The wider context of all the circumstances of the case led the Court to conclude, in Rojas, that the misdirection was “more unfortunate than fatal” (41). This was particularly so because the judge had explained that a denial may raise a reasonable doubt as to guilt, that an accused was entitled to the benefit of the doubt, and the judge had left the assessment of the statements entirely to the jury.

On the other hand, in a case decided the same day, the misdirection on mixed statements was fatal: R v Illes [2008] SCC 57 (24 October 2008). In contrast to Rojas, this was a majority decision. Here the jury may have thought that it was a matter of law that incriminating parts of mixed statements carry more weight than do exculpatory parts. The proviso could not be applied because the jury deliberations had been lengthy, the judge had given the misdirection after the jury had indicated they were at an impasse, and the mixed statements were critical evidence. The majority concluded that the jury would not inevitably have reached the same verdict if they had been properly directed.

Plainly, where the mixed statements do not form a critical part of the prosecution case, there will be significant evidence to suggest that their exculpatory parts deserve little weight; in such circumstances it would, as Illes illustrates, be harmless error for the jury to think that this reduced weight applied as a matter of law.

The common law rules as to how an accused’s statements to the police should be treated in evidence developed as an exception to the rule against hearsay. As an exception, their contents were admissible as proof of their truth, and this was, over time, recognised as applying to the exculpatory parts as well as to the incriminatory parts. In New Zealand the relevant law has become statutory: Evidence Act 2006. This has not necessarily made the position simpler.

Section 27 provides that the hearsay rules do not apply to evidence offered by the prosecution in a criminal proceeding of a statement made by a defendant. It is not clear that the prosecution offers the exculpatory parts of a mixed statement, although the argument would be that these were offered as evidence of the defendant’s lies. Section 124 provides for lies directions, but it will not always be the case that the defence would want this sort of direction given. Section 21 provides that if a defendant in a criminal proceeding does not give evidence he may not offer his own hearsay statement in evidence. Are the exculpatory parts of his mixed statement hearsay? Not if they are offered by the prosecution (s 27). If the prosecution omits reference to them, the defence may elicit them in cross-examination, and this amounts to “offering” them as evidence (s 4 definition of “offer evidence”), but because of s 21 the defence may only do this if the defendant is going to give evidence. Yet the defence may not have decided at that point whether the defendant will give evidence. Could the exculpatory parts of a mixed statement be admissible as ordinary hearsay evidence, under s 18, as s 18 is not subject to s 21? The problem with that is that there is a high reliability threshold for the admission of hearsay evidence, namely that the circumstances relating to the statement provide reasonable assurance that the statement is reliable: s 18(1)(a). Exculpatory statements are hardly likely to carry that assurance, otherwise the defendant would not be on trial.

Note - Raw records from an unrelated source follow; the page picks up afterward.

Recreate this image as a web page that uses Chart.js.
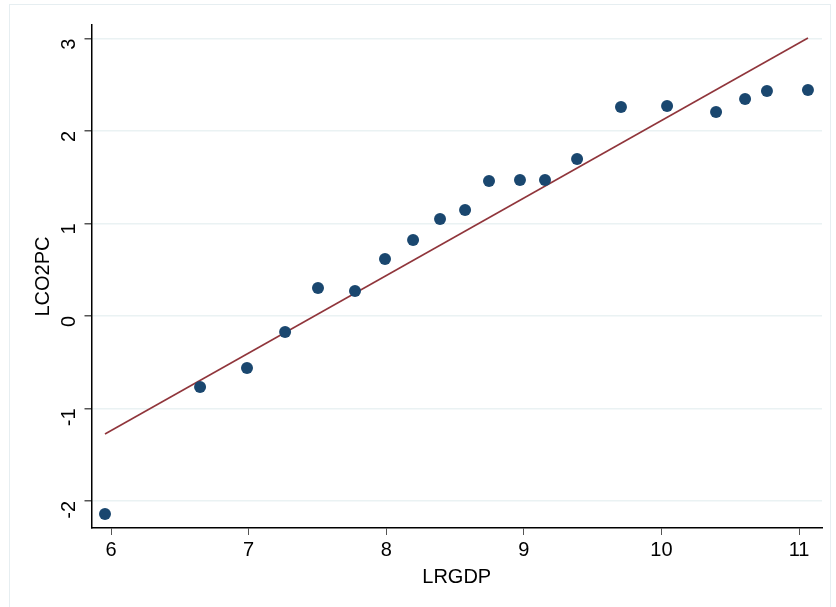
<!DOCTYPE html>
<html>
<head>
<meta charset="utf-8">
<script src="https://cdn.jsdelivr.net/npm/chart.js@4.4.1/dist/chart.umd.min.js"></script>
<style>
  html, body { margin: 0; padding: 0; background: #fff; }
  #wrap { position: relative; width: 836px; height: 607px; }
  #frame { position: absolute; left: 9px; top: 4px; width: 822px; height: 610px; border: 1px solid #e6eef1; box-sizing: border-box; }
  canvas { position: absolute; left: 0; top: 0; }
</style>
</head>
<body>
<div id="wrap">
  <div id="frame"></div>
  <canvas id="scatterChart" width="836" height="607"></canvas>
</div>
<script>
// observed points
const lrgdp = [5.956, 6.647, 6.988, 7.265, 7.504, 7.773, 7.991, 8.195, 8.391, 8.573,
               8.747, 8.972, 9.154, 9.387, 9.706, 10.041, 10.397, 10.608, 10.767, 11.065];
const lco2pc = [-2.14, -0.768, -0.562, -0.173, 0.303, 0.270, 0.616, 0.822, 1.049, 1.146,
                1.459, 1.470, 1.470, 1.697, 2.259, 2.270, 2.205, 2.346, 2.432, 2.443];

// fitted line end points
const fitX = [5.956, 11.065];
const fitY = [-1.276, 3.005];

const xTicks = [6, 7, 8, 9, 10, 11];
const yTicks = [-2, -1, 0, 1, 2, 3];

const colors = {
    dots: '#1a476f',
    fit: '#90353b',
    grid: '#eaf2f3'
};

const fontFamily = '"Liberation Sans", Arial, Helvetica, sans-serif';

function initializeScatterChart() {
    const ctx = document.getElementById('scatterChart');
    if (!ctx) return;

    new Chart(ctx.getContext('2d'), {
        type: 'scatter',
        data: {
            datasets: [
                {
                    label: 'Fitted values',
                    type: 'line',
                    data: fitX.map((x, i) => ({ x: x, y: fitY[i] })),
                    borderColor: colors.fit,
                    borderWidth: 1.6,
                    pointRadius: 0,
                    fill: false,
                    order: 2
                },
                {
                    label: 'LCO2PC',
                    data: lrgdp.map((x, i) => ({ x: x, y: lco2pc[i] })),
                    backgroundColor: colors.dots,
                    borderColor: colors.dots,
                    pointRadius: 6,
                    pointBorderWidth: 0,
                    order: 1
                }
            ]
        },
        options: {
            responsive: false,
            animation: false,
            layout: { padding: { left: 0, top: 25, right: 14, bottom: 0 } },
            plugins: {
                legend: { display: false },
                tooltip: { enabled: false }
            },
            scales: {
                x: {
                    type: 'linear',
                    min: 5.858,
                    max: 11.167,
                    afterBuildTicks: (scale) => { scale.ticks = xTicks.map(v => ({ value: v })); },
                    afterFit: (scale) => { scale.height = 79; scale.paddingLeft = 0; scale.paddingRight = 0; },
                    grid: { display: true, drawOnChartArea: false, drawTicks: true, tickLength: 7, tickColor: '#555' },
                    border: { color: '#000', width: 1.5 },
                    ticks: { color: '#000', font: { family: fontFamily, size: 20 }, padding: 3, maxRotation: 0 },
                    title: { display: true, text: 'LRGDP', color: '#000', font: { family: fontFamily, size: 20 }, padding: { top: 2, bottom: 18 } }
                },
                y: {
                    type: 'linear',
                    min: -2.292,
                    max: 3.146,
                    afterBuildTicks: (scale) => { scale.ticks = yTicks.map(v => ({ value: v })); },
                    afterFit: (scale) => { scale.width = 91.5; scale.paddingTop = 0; scale.paddingBottom = 0; },
                    grid: { color: colors.grid, lineWidth: 1.5, drawTicks: true, tickLength: 7, tickColor: '#555' },
                    border: { color: '#000', width: 1.5 },
                    ticks: { color: '#000', font: { family: fontFamily, size: 20 }, padding: 15, minRotation: 90, maxRotation: 90 },
                    title: { display: true, text: 'LCO2PC', color: '#000', font: { family: fontFamily, size: 20 }, padding: { top: 31, bottom: 4 } }
                }
            }
        }
    });
}

document.addEventListener('DOMContentLoaded', initializeScatterChart);
</script>
</body>
</html>
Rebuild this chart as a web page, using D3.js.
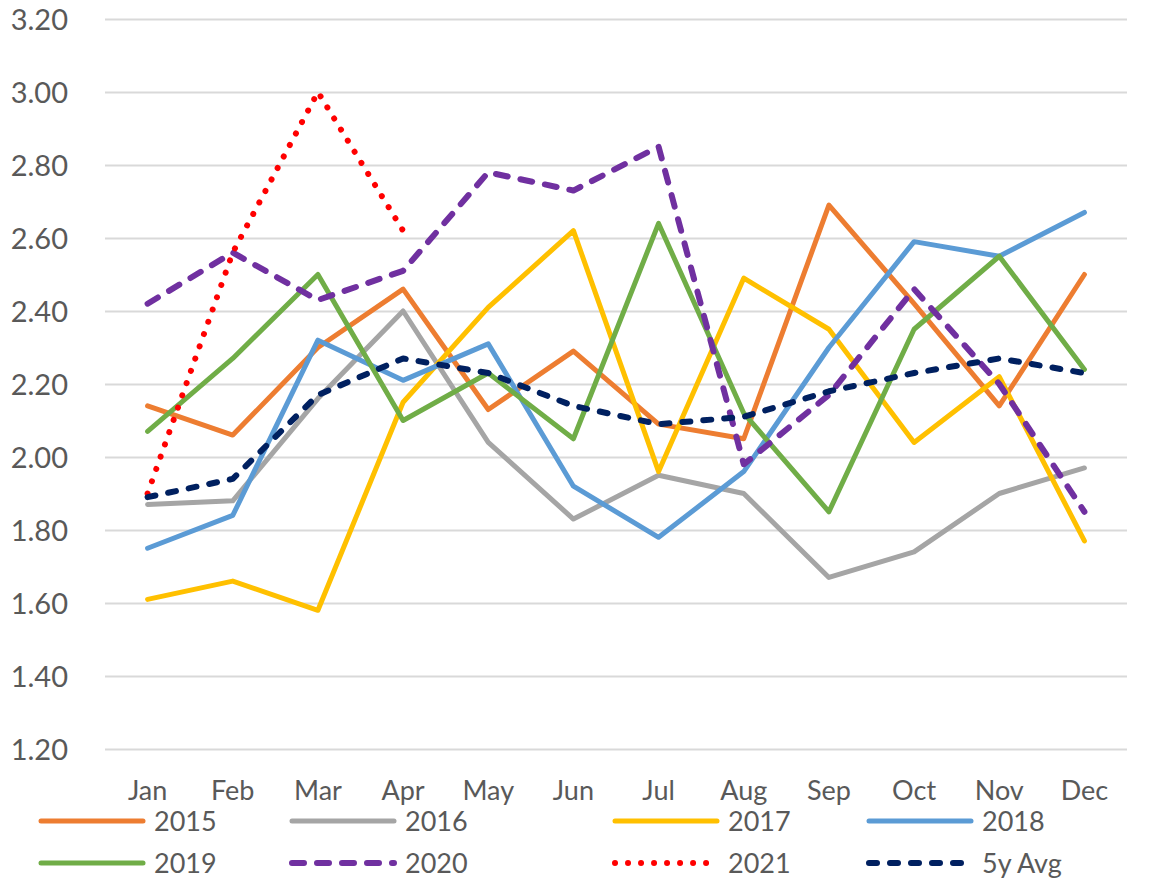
<!DOCTYPE html>
<html>
<head>
<meta charset="utf-8">
<script src="https://cdn.jsdelivr.net/npm/d3@7"></script>
<style>
    body { margin: 0; background: #fff; }
    .tickText { font-family: Lato, "Open Sans", sans-serif; fill: #595959; }
    .legendText { font-family: Lato, "Open Sans", sans-serif; fill: #595959; }
</style>
</head>
<body>
<div class="article"></div>
<script>
// chart data
var months = ["Jan", "Feb", "Mar", "Apr", "May", "Jun", "Jul", "Aug", "Sep", "Oct", "Nov", "Dec"];
var yTicks = [1.2, 1.4, 1.6, 1.8, 2.0, 2.2, 2.4, 2.6, 2.8, 3.0, 3.2];

var y2015 = [2.14, 2.06, 2.30, 2.46, 2.13, 2.29, 2.09, 2.05, 2.69, 2.42, 2.14, 2.50];
var y2016 = [1.87, 1.88, 2.16, 2.40, 2.04, 1.83, 1.95, 1.90, 1.67, 1.74, 1.90, 1.97];
var y2017 = [1.61, 1.66, 1.58, 2.15, 2.41, 2.62, 1.96, 2.49, 2.35, 2.04, 2.22, 1.77];
var y2018 = [1.75, 1.84, 2.32, 2.21, 2.31, 1.92, 1.78, 1.96, 2.30, 2.59, 2.55, 2.67];
var y2019 = [2.07, 2.27, 2.50, 2.10, 2.23, 2.05, 2.64, 2.12, 1.85, 2.35, 2.55, 2.24];
var y2020 = [2.42, 2.56, 2.43, 2.51, 2.78, 2.73, 2.85, 1.98, 2.17, 2.46, 2.20, 1.85];
var y2021 = [1.90, 2.56, 3.00, 2.62, null, null, null, null, null, null, null, null];
var avg5y = [1.89, 1.94, 2.17, 2.27, 2.23, 2.14, 2.09, 2.11, 2.18, 2.23, 2.27, 2.23];

var seriesNames = ["2015", "2016", "2017", "2018", "2019", "2020", "2021", "5y Avg"];

buildChart();

function buildChart() {
    var svgWidth = 1150;
    var svgHeight = 884;
    var margin = { top: 19, right: 23, bottom: 135, left: 105 };

    var chartWidth = svgWidth - margin.left - margin.right;
    var chartHeight = svgHeight - margin.top - margin.bottom;

    // series look, same order as the names
    var looks = [
        { color: "#ED7D31", width: 5, dash: null },
        { color: "#A5A5A5", width: 5, dash: null },
        { color: "#FFC000", width: 5, dash: null },
        { color: "#5B9BD5", width: 5, dash: null },
        { color: "#70AD47", width: 5, dash: null },
        { color: "#7030A0", width: 6, dash: "12,13" },
        { color: "#FF0000", width: 6, dash: "0.01,13" },
        { color: "#002060", width: 6, dash: "8,13" }
    ];
    var allValues = [y2015, y2016, y2017, y2018, y2019, y2020, y2021, avg5y];

    var series = seriesNames.map((name, i) => Object.assign({ name: name, values: allValues[i] }, looks[i]));

    var svg = d3.select(".article").append("svg")
        .attr("width", svgWidth)
        .attr("height", svgHeight);

    var chartGroup = svg.append("g")
        .attr("transform", `translate(${margin.left}, ${margin.top})`);

    var xScale = d3.scaleBand()
        .domain(months)
        .range([0, chartWidth])
        .padding(0);

    var yScale = d3.scaleLinear()
        .domain([1.2, 3.2])
        .range([chartHeight, 0]);

    // y axis with gridlines
    var yAxis = d3.axisLeft(yScale)
        .tickValues(yTicks)
        .tickSize(-chartWidth)
        .tickPadding(37)
        .tickFormat(d3.format(".2f"));

    var yGroup = chartGroup.append("g").call(yAxis);
    yGroup.select(".domain").remove();
    yGroup.selectAll("line")
        .attr("stroke", "#D9D9D9")
        .attr("stroke-width", 2);
    yGroup.selectAll("text")
        .attr("class", "tickText")
        .attr("font-size", 29)
        .attr("dy", "0.36em");

    // x axis, labels only
    var xAxis = d3.axisBottom(xScale)
        .tickSize(0)
        .tickPadding(32);

    var xGroup = chartGroup.append("g")
        .attr("transform", `translate(0, ${chartHeight})`)
        .call(xAxis);
    xGroup.select(".domain").remove();
    xGroup.selectAll("text")
        .attr("class", "tickText")
        .attr("font-size", 27);

    // lines
    var line = d3.line()
        .defined(d => d != null)
        .x((d, i) => xScale(months[i]) + xScale.bandwidth() / 2)
        .y(d => yScale(d));

    chartGroup.append("g")
        .selectAll("path")
        .data(series)
        .enter()
        .append("path")
        .attr("d", d => line(d.values))
        .attr("fill", "none")
        .attr("stroke", d => d.color)
        .attr("stroke-width", d => d.width)
        .attr("stroke-dasharray", d => d.dash)
        .attr("stroke-linecap", "round")
        .attr("stroke-linejoin", "round");

    // legend, two rows of four
    var legendX = [39, 290, 613, 867];
    var legendY = [821, 863];

    var legendItems = svg.append("g")
        .selectAll("g")
        .data(series)
        .enter()
        .append("g")
        .attr("transform", (d, i) => `translate(${legendX[i % 4]}, ${legendY[Math.floor(i / 4)]})`);

    legendItems.append("line")
        .attr("x1", 2)
        .attr("x2", 104)
        .attr("y1", 0)
        .attr("y2", 0)
        .attr("stroke", d => d.color)
        .attr("stroke-width", d => d.width)
        .attr("stroke-dasharray", d => d.dash)
        .attr("stroke-linecap", "round");

    legendItems.append("text")
        .attr("class", "legendText")
        .attr("x", 115)
        .attr("y", 10)
        .attr("font-size", 27)
        .text(d => d.name);
}
</script>
</body>
</html>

I suspect that “a statement” in s 27 means the whole statement that was made, not just the incriminatory parts. Section 6(c) requires fairness, and the admissibility of exculpatory parts of mixed statements arose at common law out of considerations of fairness. Section 21 should be read restrictively, so that the exculpatory parts of the non-hearsay statement are offered not by the defendant but by the prosecution. There is no provision in the Act specifically addressing the nature of an appropriate direction that the jury should be given about the weight of exculpatory parts, but s 122 does permit the topic to be addressed and no particular form of words is required. The question whether to follow the Supreme Court of Canada’s approach in Rojas will need to be decided, but it could be argued that s 122 pre-empts the courts’ power to develop particular rules.